Investigators initially feared that Ms. Kalitzke had been kidnapped.

But the next day, Jan. 4, 1956, a county road worker found her body off a gravel road about five miles north of Great Falls. She had been shot in the head and had injuries that were consistent with a struggle or a sexual assault, Sergeant Kadner said.

Newspaper headlines described the teenagers as “lovers’ lane slaying victims” and recalled a “wide search” for a “brutal killer.”

Over the next half century, detectives investigated about 35 potential suspects, including James (Whitey) Bulger, the notorious South Boston mobster who was convicted in 2013 of participating in 11 murders. Mr. Bulger, who died in 2018, had lived in Great Falls in the 1950s and had been arrested in a rape there in 1951, Sergeant Kadner said.

But no one was ever charged, and the case went cold.

Investigators turned to genetic genealogy in 2018, after the authorities arrested Joseph James DeAngelo, known as the Golden State Killer, and accused him of committing 13 murders and nearly 50 rapes that terrorized California in the 1970s and ’80s. It was the first high-profile case to be cracked with genetic genealogy.

“That’s when we really started looking at what evidence we had, and if we could potentially do the same thing,” Sergeant Kadner said.

Sergeant Kadner said the crucial piece of evidence was a DNA sample from a sperm cell that had been collected from Ms. Kalitzke’s body during her autopsy. That sample had been preserved in an evidence vault for six decades.

In 2001, it had been sent to the state crime lab for analysis, but did not lead to any matches in a national criminal database.

In 2019, with the help of Bode Technology, a Virginia company that specializes in DNA analysis, another DNA profile was extracted from the sample, which enabled investigators to build a family tree that led them to Mr. Gould, Sergeant Kadner said.

Because Mr. Gould had been cremated, investigators collected DNA from his children, which linked Mr. Gould to the sperm cell that had been found on Ms. Kalitzke’s body, Sergeant Kadner said.

Mr. Gould, who was 29 in 1956, lived just over a mile from Ms. Kalitzke’s house and kept horses about 600 yards from the house where she had grown up, Sergeant Kadner said. He had married another 16-year-old girl in 1952 and eventually had five children.

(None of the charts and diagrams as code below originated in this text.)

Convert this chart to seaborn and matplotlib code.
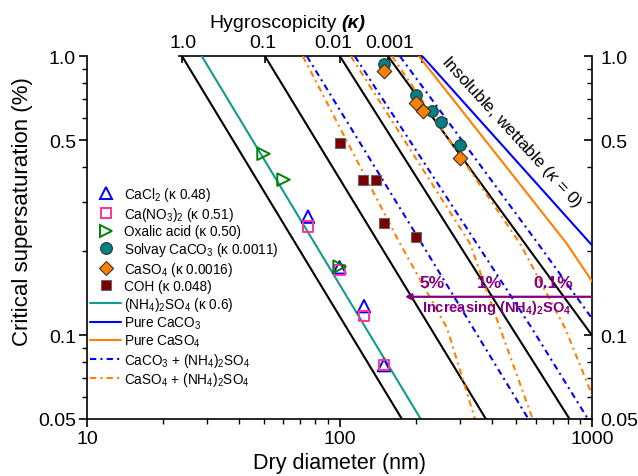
import matplotlib
matplotlib.use("Agg")
import matplotlib.pyplot as plt
import seaborn as sns
from matplotlib.lines import Line2D
from matplotlib.ticker import FixedLocator, FixedFormatter, NullFormatter, NullLocator

# ================= MEASURED POINTS (dry diameter nm, Sc %) =================
cacl2_d = [75, 100, 125, 150]
cacl2_s = [0.266, 0.175, 0.127, 0.078]

cano3_d = [75, 100, 125, 150]
cano3_s = [0.245, 0.171, 0.117, 0.078]

oxalic_d = [50, 60, 100]
oxalic_s = [0.447, 0.361, 0.176]

solvay_d = [150, 200, 233, 252, 300]
solvay_s = [0.939, 0.729, 0.639, 0.580, 0.479]

caso4_d = [150, 200, 214, 300]
caso4_s = [0.884, 0.681, 0.639, 0.433]

coh_d = [100, 124, 140, 150, 200]
coh_s = [0.488, 0.361, 0.361, 0.253, 0.225]

# ================= THEORY CURVES =================
kappa_labels = ["1.0", "0.1", "0.01", "0.001"]
kappa_d = [[23.8, 176.6], [50.7, 380], [100.4, 815], [155.6, 1000]]
kappa_s = [[1.0, 0.05], [1.0, 0.05], [1.0, 0.05], [1.0, 0.0998]]
kappa0_d = 213

as_d = [28.5, 209.7]
as_s = [1.0, 0.05]

caco3_d = [213, 1000]
caco3_s = [1.0, 0.21]

caso4_pure_d = [206.5, 794, 1000]
caso4_pure_s = [1.0, 0.213, 0.156]

mix_pct = ["5%", "1%", "0.1%"]
caco3_mix_d = [[74.3, 211.6, 560], [115, 349.5, 577, 964], [173.6, 611, 1000]]
caco3_mix_s = [[1.0, 0.213, 0.05], [1.0, 0.213, 0.106, 0.05], [1.0, 0.213, 0.1147]]
caso4_mix_d = [[71.6, 173.6, 266.6, 344], [111, 328.7, 432, 582], [161.5, 519, 782, 1000]]
caso4_mix_s = [[1.0, 0.213, 0.106, 0.05], [1.0, 0.213, 0.106, 0.05], [1.0, 0.213, 0.106, 0.0611]]

# ================= STYLE =================
sns.set_theme(style="ticks")
plt.rcParams['font.family'] = ['Liberation Sans', 'DejaVu Sans']
plt.rcParams['mathtext.fontset'] = 'custom'
plt.rcParams['mathtext.rm'] = 'Liberation Sans'
plt.rcParams['mathtext.it'] = 'Liberation Sans:italic'
plt.rcParams['mathtext.bf'] = 'Liberation Sans:bold'
for key in ['text.color', 'axes.labelcolor', 'axes.edgecolor', 'xtick.color', 'ytick.color']:
    plt.rcParams[key] = 'black'

BLUE = '#0000ff'
ORANGE = '#ff8000'
TEAL = '#119a8f'
PINK = '#ff3399'
GREEN = '#008000'
PURPLE = '#800080'
DASHDOT = (0, (3, 2, 1, 2))

fig = plt.figure(figsize=(6.38, 4.77), dpi=100)
ax = fig.add_axes([0.1364, 0.1195, 0.7915, 0.7604])
ax.set_xscale('log')
ax.set_yscale('log')

# ================= LINES =================
for d, s in zip(kappa_d, kappa_s):
    sns.lineplot(x=d, y=s, ax=ax, color='black', lw=1.5, sort=False, estimator=None)
sns.lineplot(x=as_d, y=as_s, ax=ax, color=TEAL, lw=1.5, sort=False, estimator=None)
sns.lineplot(x=caco3_d, y=caco3_s, ax=ax, color=BLUE, lw=1.5, sort=False, estimator=None)
sns.lineplot(x=caso4_pure_d, y=caso4_pure_s, ax=ax, color=ORANGE, lw=1.5, sort=False, estimator=None)
for d, s in zip(caco3_mix_d, caco3_mix_s):
    sns.lineplot(x=d, y=s, ax=ax, color=BLUE, lw=1.5, linestyle=DASHDOT, sort=False, estimator=None)
for d, s in zip(caso4_mix_d, caso4_mix_s):
    sns.lineplot(x=d, y=s, ax=ax, color=ORANGE, lw=1.5, linestyle=DASHDOT, sort=False, estimator=None)

# ================= POINTS =================
sns.scatterplot(x=cacl2_d, y=cacl2_s, ax=ax, marker='^', s=80, facecolor='none',
                edgecolor=BLUE, linewidth=1.4, zorder=4)
sns.scatterplot(x=cano3_d, y=cano3_s, ax=ax, marker='s', s=55, facecolor='none',
                edgecolor=PINK, linewidth=1.4, zorder=4)
sns.scatterplot(x=oxalic_d, y=oxalic_s, ax=ax, marker='>', s=80, facecolor='none',
                edgecolor=GREEN, linewidth=1.4, zorder=4)
sns.scatterplot(x=solvay_d, y=solvay_s, ax=ax, marker='o', s=70, color='#008080',
                edgecolor='#333333', linewidth=0.8, zorder=5)
sns.scatterplot(x=caso4_d, y=caso4_s, ax=ax, marker='D', s=55, color=ORANGE,
                edgecolor='#333333', linewidth=0.8, zorder=5)
sns.scatterplot(x=coh_d, y=coh_s, ax=ax, marker='s', s=60, color='#7a0000',
                edgecolor='#666666', linewidth=0.8, zorder=5)

# ================= AXES =================
ax.set_xlim(10, 1000)
ax.set_ylim(0.05, 1.0)
ax.spines['top'].set_visible(False)
ax.spines['right'].set_visible(False)
for sp in ['left', 'bottom']:
    ax.spines[sp].set_linewidth(1.2)

yt = [0.05, 0.1, 0.5, 1.0]
ytl = ['0.05', '0.1', '0.5', '1.0']
yminor = [0.06, 0.07, 0.08, 0.09, 0.2, 0.3, 0.4, 0.6, 0.7, 0.8, 0.9]
ax.yaxis.set_major_locator(FixedLocator(yt))
ax.yaxis.set_major_formatter(FixedFormatter(ytl))
ax.yaxis.set_minor_locator(FixedLocator(yminor))
ax.yaxis.set_minor_formatter(NullFormatter())
ax.set_xticks([10, 100, 1000])
ax.set_xticklabels(['10', '100', '1000'])
ax.xaxis.set_minor_formatter(NullFormatter())
ax.tick_params(which='major', direction='out', length=6, width=1.2, labelsize=14, pad=2)
ax.tick_params(which='minor', direction='out', length=3.5, width=1.0)

ax.set_xlabel('Dry diameter (nm)', fontsize=15.5)
ax.xaxis.set_label_coords(0.5, -0.09)
ax.set_ylabel('Critical supersaturation (%)', fontsize=16)
ax.yaxis.set_label_coords(-0.107, 0.576)

# right axis, ticks pointing in
rax = ax.secondary_yaxis('right')
rax.yaxis.set_major_locator(FixedLocator(yt))
rax.yaxis.set_major_formatter(FixedFormatter(ytl))
rax.yaxis.set_minor_locator(FixedLocator(yminor))
rax.yaxis.set_minor_formatter(NullFormatter())
rax.spines['right'].set_linewidth(1.2)
rax.tick_params(which='major', direction='in', length=6, width=1.2, labelsize=14, pad=6)
rax.tick_params(which='minor', direction='in', length=3.5, width=1.0)

# top hygroscopicity axis
tax = ax.secondary_xaxis('top')
tax.xaxis.set_major_locator(FixedLocator([d[0] for d in kappa_d] + [kappa0_d]))
tax.xaxis.set_major_formatter(NullFormatter())
tax.xaxis.set_minor_locator(NullLocator())
tax.spines['top'].set_bounds(23.2, kappa0_d)
tax.spines['top'].set_linewidth(1.2)
tax.tick_params(which='major', direction='in', length=5, width=1.2)
for lab, xp in zip(kappa_labels, [183, 263, 333, 390]):
    fig.text(xp / 638, 1 - 43 / 477, lab, ha='center', va='center', fontsize=14)

fig.text(337 / 638, 1 - 23 / 477, 'Hygroscopicity', ha='right', va='center', fontsize=14)
fig.text(341 / 638, 1 - 23 / 477, '(κ)', ha='left', va='center', fontsize=14,
         fontweight='bold', fontstyle='italic')

# ================= ANNOTATIONS =================
ax.text(478, 0.54, 'Insoluble, wettable ($\\mathit{κ}$ = 0)', rotation=-47.5,
        rotation_mode='anchor', ha='center', va='center', fontsize=12.5, zorder=6)

ax.annotate('', xy=(181.6, 0.1372), xytext=(1000, 0.1372),
            arrowprops=dict(arrowstyle='-|>', color=PURPLE, lw=1.6,
                            mutation_scale=9, shrinkA=0, shrinkB=0), zorder=6)
for lab, xd in zip(mix_pct, [231.7, 391.7, 703]):
    ax.text(xd, 0.154, lab, color=PURPLE, fontsize=12.5, fontweight='bold',
            ha='center', va='center', zorder=7)
ax.text(419.4, 0.1263, 'Increasing (NH$_\\mathbf{4}$)$_\\mathbf{2}$SO$_\\mathbf{4}$',
        color=PURPLE, fontsize=10.5, fontweight='bold', ha='center', va='center', zorder=7)

# ================= LEGEND =================
handles = [
    Line2D([], [], ls='none', marker='^', ms=9, mfc='none', mec=BLUE, mew=1.4),
    Line2D([], [], ls='none', marker='s', ms=7.5, mfc='none', mec=PINK, mew=1.4),
    Line2D([], [], ls='none', marker='>', ms=9, mfc='none', mec=GREEN, mew=1.4),
    Line2D([], [], ls='none', marker='o', ms=8.5, mfc='#008080', mec='#333333', mew=0.8),
    Line2D([], [], ls='none', marker='D', ms=7.5, mfc=ORANGE, mec='#333333', mew=0.8),
    Line2D([], [], ls='none', marker='s', ms=7.5, mfc='#7a0000', mec='#666666', mew=0.8),
    Line2D([], [], color=TEAL, lw=1.5),
    Line2D([], [], color=BLUE, lw=1.5),
    Line2D([], [], color=ORANGE, lw=1.5),
    Line2D([], [], color=BLUE, lw=1.5, ls=DASHDOT),
    Line2D([], [], color=ORANGE, lw=1.5, ls=DASHDOT),
]
labels = [
    'CaCl$_2$ (κ 0.48)',
    'Ca(NO$_3$)$_2$ (κ 0.51)',
    'Oxalic acid (κ 0.50)',
    'Solvay CaCO$_3$ (κ 0.0011)',
    'CaSO$_4$ (κ 0.0016)',
    'COH (κ 0.048)',
    '(NH$_4$)$_2$SO$_4$ (κ 0.6)',
    'Pure CaCO$_3$',
    'Pure CaSO$_4$',
    'CaCO$_3$ + (NH$_4$)$_2$SO$_4$',
    'CaSO$_4$ + (NH$_4$)$_2$SO$_4$',
]
ax.legend(handles, labels, loc='upper left', bbox_to_anchor=(0.006, 0.645),
          frameon=False, fontsize=9.8, handlelength=2.3, handletextpad=0.2,
          borderpad=0, borderaxespad=0, labelspacing=0.12)

plt.savefig('out.png', dpi=100)
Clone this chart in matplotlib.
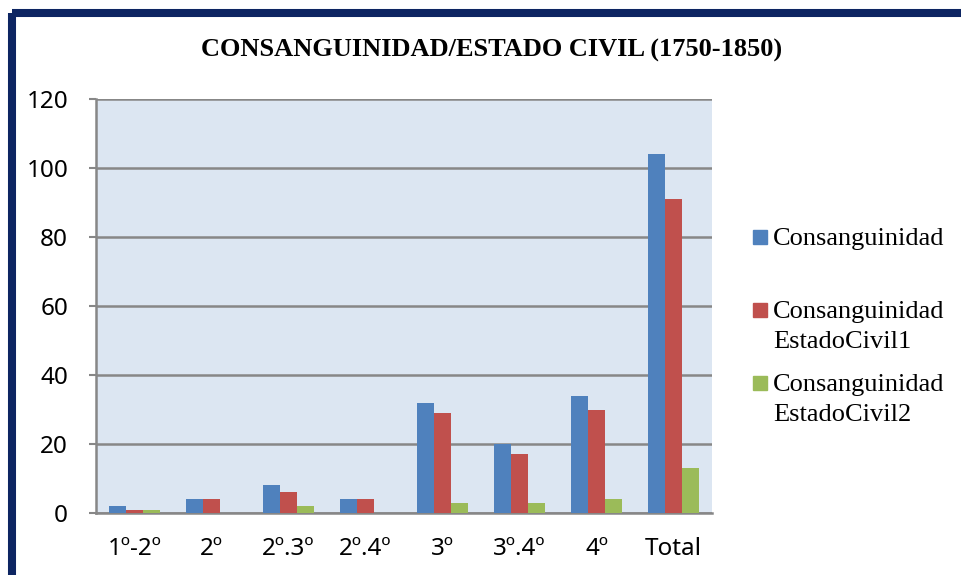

After the killings, he left the area and was seen living in two other Montana towns before moving to Alton, Mo., in 1967.

He never returned to Montana, even to visit his family, Sergeant Kadner said. Mr. Gould had no known criminal history, and detectives do not know if he had any relationship with Ms. Kalitzke or Mr. Bogle. Mr. Gould died in 2007 at age 79 in Oregon County, Mo.

“Obviously, I can’t put the gun in his hand,” Sergeant Kadner said. “But when you put everything together, there’s no doubt in my mind that he’s the suspect.”

Cascade County Sheriff’s Office

Mr. Gould’s children, three of whom submitted DNA samples, were all surprised to be told that their father was being investigated in connection with a double homicide in 1956, Sergeant Kadner said.

“His daughter basically said: ‘You never know. Some people just have secrets that they never told anybody,’” the sergeant recalled.

Ms. Kalitzke’s sister has advanced dementia, Sergeant Kadner said.

Mr. Bogle’s family contended for years with “crazy stories” about what might have happened, including rumors that he might have been mixed up with the mob, said Caryn Bogle McCarthy, 54, whose father, James Bogle, was Duane Bogle’s younger brother.

Now that the authorities have a suspect, “it conclusively allows to us to stop wondering,” she said.

But the resolution, she said, had also reopened pain from that era, particularly for an older generation that knew Mr. Bogle as funny and charming — “the one that everybody in my family loved.” She said her aunt had been in tears all week. Her father, who died in 2013, had “idolized Duane,” as a boy, she said.

“It’s like it just happened yesterday,” Ms. McCarthy said. “So if I was asked is this great modern technology a great thing, I would say, on balance, yes, for my generation, a generation once removed. But it definitely reopens old wounds that have had a chance to crust over.”